▶ Source data
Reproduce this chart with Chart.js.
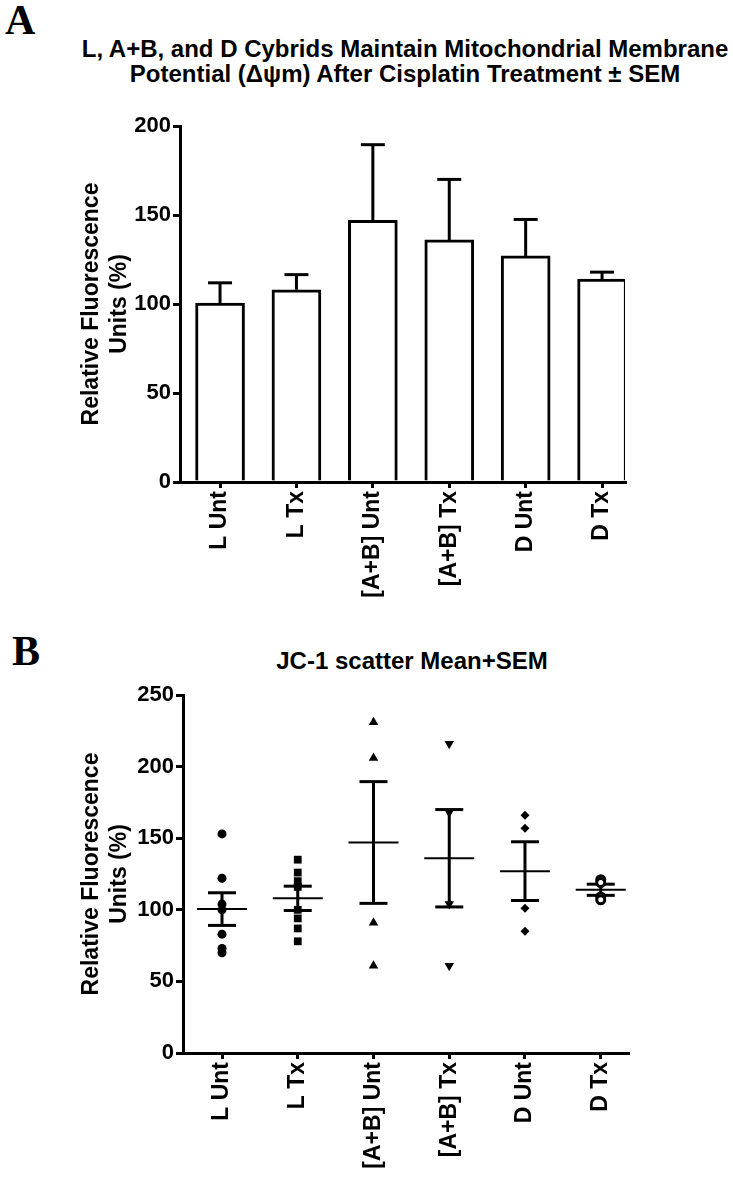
<!DOCTYPE html>
<html>
<head>
<meta charset="utf-8">
<script src="https://cdn.jsdelivr.net/npm/chart.js@4.4.1/dist/chart.umd.min.js"></script>
<style>
  body { margin: 0; width: 733px; height: 1183px; position: relative; background: #fff; overflow: hidden; }
  .letter { position: absolute; font-family: "Liberation Serif", serif; font-weight: bold; font-size: 42px; line-height: 1; color: #000; }
  .title { position: absolute; font-family: "Liberation Sans Narrow", "Arial Narrow", sans-serif; font-weight: bold; font-size: 24px; line-height: 25px; text-align: center; color: #000; }
  .box { position: absolute; left: 0; width: 733px; }
</style>
</head>
<body>
<div class="letter" style="left:5px; top:-1px;">A</div>
<div class="title" style="left:0; width:810px; top:36px;">L, A+B, and D Cybrids Maintain Mitochondrial Membrane<br>Potential (&Delta;&psi;m) After Cisplatin Treatment &plusmn; SEM</div>
<div class="box" style="top:0; height:620px;"><canvas id="chartA"></canvas></div>

<div class="letter" style="left:12px; top:630px;">B</div>
<div class="title" style="left:0; width:824px; top:648px;">JC-1 scatter Mean+SEM</div>
<div class="box" style="top:600px; height:583px;"><canvas id="chartB"></canvas></div>

<script>
// groups and summary values
const groups = ['L Unt', 'L Tx', '[A+B] Unt', '[A+B] Tx', 'D Unt', 'D Tx'];
const means = [100.5, 108, 147, 136, 127, 114];
const sems = [11.4, 8.5, 42.5, 34, 20.5, 3.9];

// individual points, panel B
const lUnt = [153, 122, 104, 100, 83, 73, 70];
const lTx = [135, 126, 120, 116, 100, 94, 87, 78];
const abUnt = [231, 206, 91, 61];
const abTx = [216, 168, 104, 61];
const dUnt = [166, 157, 101, 85];
const dTx = [121, 119, 109, 107];

const yTicksA = [0, 50, 100, 150, 200];
const yTicksB = [0, 50, 100, 150, 200, 250];

const yTickFont = { family: 'Liberation Sans, Arial, sans-serif', weight: 'bold', size: 22 };
const xTickFont = { family: 'Liberation Sans, Arial, sans-serif', weight: 'bold', size: 23 };
const titleFont = { family: 'Liberation Sans, Arial, sans-serif', weight: 'bold', size: 23, lineHeight: 1.25 };

function xAxis(min, max, height) {
  return {
    type: 'linear',
    min: min,
    max: max,
    offset: false,
    afterBuildTicks: s => { s.ticks = groups.map((g, i) => ({ value: i })); },
    afterFit: s => { s.height = height; },
    ticks: {
      autoSkip: false,
      minRotation: 90,
      maxRotation: 90,
      padding: 3,
      color: '#000',
      font: xTickFont,
      callback: v => groups[v]
    },
    grid: { offset: false, drawOnChartArea: false, color: '#000', lineWidth: 3, tickLength: 6 },
    border: { display: true, color: '#000', width: 3 }
  };
}

function yAxis(max, tickVals, width) {
  return {
    min: 0,
    max: max,
    afterBuildTicks: s => { s.ticks = tickVals.map(v => ({ value: v })); },
    afterFit: s => { s.width = width; },
    ticks: { color: '#000', font: yTickFont, padding: 2 },
    grid: { drawOnChartArea: false, color: '#000', lineWidth: 3, tickLength: 7 },
    border: { display: true, color: '#000', width: 3 },
    title: {
      display: true,
      text: ['Relative Fluorescence', 'Units (%)'],
      color: '#000',
      font: titleFont,
      padding: { top: 77, bottom: 0 }
    }
  };
}

// stems as line segments broken by gaps
function stems(lowFn, highFn) {
  const out = [];
  groups.forEach((g, i) => {
    out.push({ x: i, y: lowFn(i) });
    out.push({ x: i, y: highFn(i) });
    out.push({ x: i, y: null });
  });
  return out;
}

const commonOpts = {
  responsive: true,
  maintainAspectRatio: false,
  animation: false,
  events: [],
  plugins: { legend: { display: false }, tooltip: { enabled: false } }
};

// ---- panel A: bars + upward SEM
new Chart(document.getElementById('chartA'), {
  type: 'bar',
  data: {
    datasets: [
      {
        type: 'line',
        data: stems(i => means[i], i => means[i] + sems[i]),
        borderColor: '#000',
        borderWidth: 3,
        pointRadius: 0,
        spanGaps: false
      },
      {
        type: 'line',
        data: groups.map((g, i) => ({ x: i, y: means[i] + sems[i] })),
        showLine: false,
        pointStyle: 'line',
        pointRadius: 12,
        pointBorderWidth: 3,
        borderColor: '#000'
      },
      {
        type: 'bar',
        data: groups.map((g, i) => ({ x: i, y: means[i] })),
        backgroundColor: '#fff',
        borderColor: '#000',
        borderWidth: 3,
        borderSkipped: 'start',
        barThickness: 49
      }
    ]
  },
  options: Object.assign({}, commonOpts, {
    layout: { padding: { top: 126, right: 108, left: 0, bottom: 0 } },
    scales: {
      x: xAxis(-0.524, 5.30, 138),
      y: yAxis(200, yTicksA, 180)
    }
  })
});

// ---- panel B: scatter + mean and SEM
const pointSets = [lUnt, lTx, abUnt, abTx, dUnt, dTx];
const styles = [
  { pointStyle: 'circle', pointRadius: 4.5, backgroundColor: '#000', borderWidth: 0 },
  { pointStyle: 'rect', pointRadius: 5.5, backgroundColor: '#000', borderWidth: 0 },
  { pointStyle: 'triangle', pointRadius: 5.5, backgroundColor: '#000', borderWidth: 0 },
  { pointStyle: 'triangle', pointRotation: 180, pointRadius: 5.5, backgroundColor: '#000', borderWidth: 0 },
  { pointStyle: 'rectRot', pointRadius: 4.5, backgroundColor: '#000', borderWidth: 0 },
  { pointStyle: 'circle', pointRadius: 4, backgroundColor: '#fff', borderWidth: 3 }
];

const scatterSets = pointSets.map((vals, i) => Object.assign({
  type: 'scatter',
  data: vals.map(v => ({ x: i, y: v })),
  borderColor: '#000'
}, styles[i]));

new Chart(document.getElementById('chartB'), {
  type: 'scatter',
  data: {
    datasets: scatterSets.concat([
      {
        type: 'line',
        data: stems(i => means[i] - sems[i], i => means[i] + sems[i]),
        borderColor: '#000',
        borderWidth: 3,
        pointRadius: 0,
        spanGaps: false
      },
      {
        type: 'scatter',
        data: groups.flatMap((g, i) => [{ x: i, y: means[i] - sems[i] }, { x: i, y: means[i] + sems[i] }]),
        pointStyle: 'line',
        pointRadius: 14,
        borderWidth: 3,
        borderColor: '#000'
      },
      {
        type: 'scatter',
        data: groups.map((g, i) => ({ x: i, y: means[i] })),
        pointStyle: 'line',
        pointRadius: 25,
        borderWidth: 2,
        borderColor: '#000'
      }
    ])
  },
  options: Object.assign({}, commonOpts, {
    layout: { padding: { top: 95, right: 105, left: 0, bottom: 0 } },
    scales: {
      x: xAxis(-0.515, 5.36, 130),
      y: yAxis(250, yTicksB, 183)
    }
  })
});
</script>
</body>
</html>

▶ Task
Restate the listing above word for word, and skip the pictures.

▶ Expected answer
Reproduce this chart with Chart.js.
<!DOCTYPE html>
<html>
<head>
<meta charset="utf-8">
<script src="https://cdn.jsdelivr.net/npm/chart.js@4.4.1/dist/chart.umd.min.js"></script>
<style>
  body { margin: 0; width: 733px; height: 1183px; position: relative; background: #fff; overflow: hidden; }
  .letter { position: absolute; font-family: "Liberation Serif", serif; font-weight: bold; font-size: 42px; line-height: 1; color: #000; }
  .title { position: absolute; font-family: "Liberation Sans Narrow", "Arial Narrow", sans-serif; font-weight: bold; font-size: 24px; line-height: 25px; text-align: center; color: #000; }
  .box { position: absolute; left: 0; width: 733px; }
</style>
</head>
<body>
<div class="letter" style="left:5px; top:-1px;">A</div>
<div class="title" style="left:0; width:810px; top:36px;">L, A+B, and D Cybrids Maintain Mitochondrial Membrane<br>Potential (&Delta;&psi;m) After Cisplatin Treatment &plusmn; SEM</div>
<div class="box" style="top:0; height:620px;"><canvas id="chartA"></canvas></div>

<div class="letter" style="left:12px; top:630px;">B</div>
<div class="title" style="left:0; width:824px; top:648px;">JC-1 scatter Mean+SEM</div>
<div class="box" style="top:600px; height:583px;"><canvas id="chartB"></canvas></div>

<script>
// groups and summary values
const groups = ['L Unt', 'L Tx', '[A+B] Unt', '[A+B] Tx', 'D Unt', 'D Tx'];
const means = [100.5, 108, 147, 136, 127, 114];
const sems = [11.4, 8.5, 42.5, 34, 20.5, 3.9];

// individual points, panel B
const lUnt = [153, 122, 104, 100, 83, 73, 70];
const lTx = [135, 126, 120, 116, 100, 94, 87, 78];
const abUnt = [231, 206, 91, 61];
const abTx = [216, 168, 104, 61];
const dUnt = [166, 157, 101, 85];
const dTx = [121, 119, 109, 107];

const yTicksA = [0, 50, 100, 150, 200];
const yTicksB = [0, 50, 100, 150, 200, 250];

const yTickFont = { family: 'Liberation Sans, Arial, sans-serif', weight: 'bold', size: 22 };
const xTickFont = { family: 'Liberation Sans, Arial, sans-serif', weight: 'bold', size: 23 };
const titleFont = { family: 'Liberation Sans, Arial, sans-serif', weight: 'bold', size: 23, lineHeight: 1.25 };

function xAxis(min, max, height) {
  return {
    type: 'linear',
    min: min,
    max: max,
    offset: false,
    afterBuildTicks: s => { s.ticks = groups.map((g, i) => ({ value: i })); },
    afterFit: s => { s.height = height; },
    ticks: {
      autoSkip: false,
      minRotation: 90,
      maxRotation: 90,
      padding: 3,
      color: '#000',
      font: xTickFont,
      callback: v => groups[v]
    },
    grid: { offset: false, drawOnChartArea: false, color: '#000', lineWidth: 3, tickLength: 6 },
    border: { display: true, color: '#000', width: 3 }
  };
}

function yAxis(max, tickVals, width) {
  return {
    min: 0,
    max: max,
    afterBuildTicks: s => { s.ticks = tickVals.map(v => ({ value: v })); },
    afterFit: s => { s.width = width; },
    ticks: { color: '#000', font: yTickFont, padding: 2 },
    grid: { drawOnChartArea: false, color: '#000', lineWidth: 3, tickLength: 7 },
    border: { display: true, color: '#000', width: 3 },
    title: {
      display: true,
      text: ['Relative Fluorescence', 'Units (%)'],
      color: '#000',
      font: titleFont,
      padding: { top: 77, bottom: 0 }
    }
  };
}

// stems as line segments broken by gaps
function stems(lowFn, highFn) {
  const out = [];
  groups.forEach((g, i) => {
    out.push({ x: i, y: lowFn(i) });
    out.push({ x: i, y: highFn(i) });
    out.push({ x: i, y: null });
  });
  return out;
}

const commonOpts = {
  responsive: true,
  maintainAspectRatio: false,
  animation: false,
  events: [],
  plugins: { legend: { display: false }, tooltip: { enabled: false } }
};

// ---- panel A: bars + upward SEM
new Chart(document.getElementById('chartA'), {
  type: 'bar',
  data: {
    datasets: [
      {
        type: 'line',
        data: stems(i => means[i], i => means[i] + sems[i]),
        borderColor: '#000',
        borderWidth: 3,
        pointRadius: 0,
        spanGaps: false
      },
      {
        type: 'line',
        data: groups.map((g, i) => ({ x: i, y: means[i] + sems[i] })),
        showLine: false,
        pointStyle: 'line',
        pointRadius: 12,
        pointBorderWidth: 3,
        borderColor: '#000'
      },
      {
        type: 'bar',
        data: groups.map((g, i) => ({ x: i, y: means[i] })),
        backgroundColor: '#fff',
        borderColor: '#000',
        borderWidth: 3,
        borderSkipped: 'start',
        barThickness: 49
      }
    ]
  },
  options: Object.assign({}, commonOpts, {
    layout: { padding: { top: 126, right: 108, left: 0, bottom: 0 } },
    scales: {
      x: xAxis(-0.524, 5.30, 138),
      y: yAxis(200, yTicksA, 180)
    }
  })
});

// ---- panel B: scatter + mean and SEM
const pointSets = [lUnt, lTx, abUnt, abTx, dUnt, dTx];
const styles = [
  { pointStyle: 'circle', pointRadius: 4.5, backgroundColor: '#000', borderWidth: 0 },
  { pointStyle: 'rect', pointRadius: 5.5, backgroundColor: '#000', borderWidth: 0 },
  { pointStyle: 'triangle', pointRadius: 5.5, backgroundColor: '#000', borderWidth: 0 },
  { pointStyle: 'triangle', pointRotation: 180, pointRadius: 5.5, backgroundColor: '#000', borderWidth: 0 },
  { pointStyle: 'rectRot', pointRadius: 4.5, backgroundColor: '#000', borderWidth: 0 },
  { pointStyle: 'circle', pointRadius: 4, backgroundColor: '#fff', borderWidth: 3 }
];

const scatterSets = pointSets.map((vals, i) => Object.assign({
  type: 'scatter',
  data: vals.map(v => ({ x: i, y: v })),
  borderColor: '#000'
}, styles[i]));

new Chart(document.getElementById('chartB'), {
  type: 'scatter',
  data: {
    datasets: scatterSets.concat([
      {
        type: 'line',
        data: stems(i => means[i] - sems[i], i => means[i] + sems[i]),
        borderColor: '#000',
        borderWidth: 3,
        pointRadius: 0,
        spanGaps: false
      },
      {
        type: 'scatter',
        data: groups.flatMap((g, i) => [{ x: i, y: means[i] - sems[i] }, { x: i, y: means[i] + sems[i] }]),
        pointStyle: 'line',
        pointRadius: 14,
        borderWidth: 3,
        borderColor: '#000'
      },
      {
        type: 'scatter',
        data: groups.map((g, i) => ({ x: i, y: means[i] })),
        pointStyle: 'line',
        pointRadius: 25,
        borderWidth: 2,
        borderColor: '#000'
      }
    ])
  },
  options: Object.assign({}, commonOpts, {
    layout: { padding: { top: 95, right: 105, left: 0, bottom: 0 } },
    scales: {
      x: xAxis(-0.515, 5.36, 130),
      y: yAxis(250, yTicksB, 183)
    }
  })
});
</script>
</body>
</html>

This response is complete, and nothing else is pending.